Già vola il fiore magro
Déjà s'envole la fleur maigre
Durata
85
Formato
Regista
La vita dei minatori europei, soprattutto italiani, migrati in Belgio per lavorare nelle miniere di carbone del Borinage durante l’inizio della crisi degli anni ‘60.
Il film si apre in un Luna Park, però l’atmosfera è difficilmente descrivibile come giocosa. Nel Borinage le miniere stavano chiudendo definitivamente, il tasso di disoccupazione era alle stelle, i minatori facevano la fame e soffrivano di silicosi; eppure il governo belga volle produrre un documentario che celebrasse le politiche d’integrazione ed esaltasse le condizioni di vita dei lavoratori, arrivati per sfuggire dalla miseria che pativano in Italia, Polonia e Iugoslavia. Paul Meyer venne scelto per dirigere il progetto, ma, una volta arrivato sul posto, si rifiuta di accettare i termini della propaganda. Abbandona l’idea di un’impostazione puramente documentaristica per seguire i protagonisti senza interferire direttamente con domande o didascaliche voci narranti: l’arrivo in treno, la nostalgia di casa, le ore a scuola e le fatiche della miniera e tutte le altre miserie e le piccole gioie vengono raccontate con sguardo sobrio e autentico, che non rifiuta scorci di straniante fascino, tra corpi stanchi ed emaciati e panorami soffocati dalle polveri delle cave.
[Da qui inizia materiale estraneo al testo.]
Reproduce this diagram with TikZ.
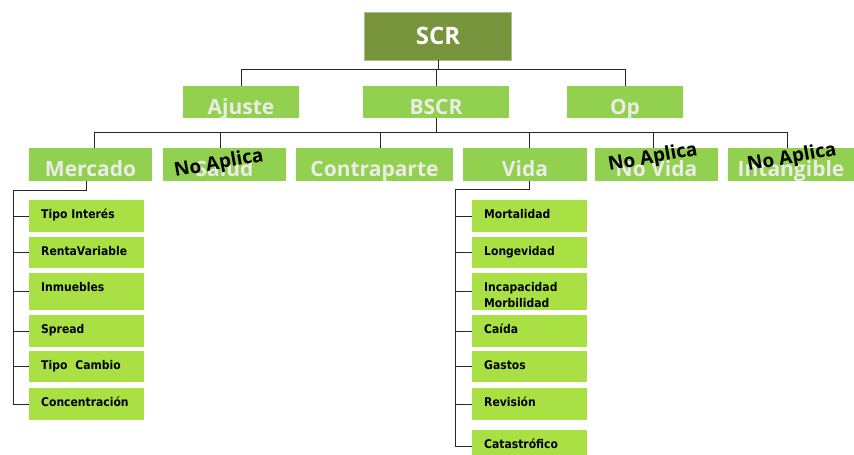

Il risultato è un film potente, che denuncia la difficoltà dell’integrazione e l’assenza di speranza lavorativa in una terra ormai sfruttata fino all’eccesso. Il Belgio non ci sta: ritira la pellicola dal mercato e ostracizza Meyer dall’industria cinematografica. Solo negli anni ‘90 fu messa in atto una necessaria rivalutazione. Imprescindibile, sia come documento storico che come prodotto artistico.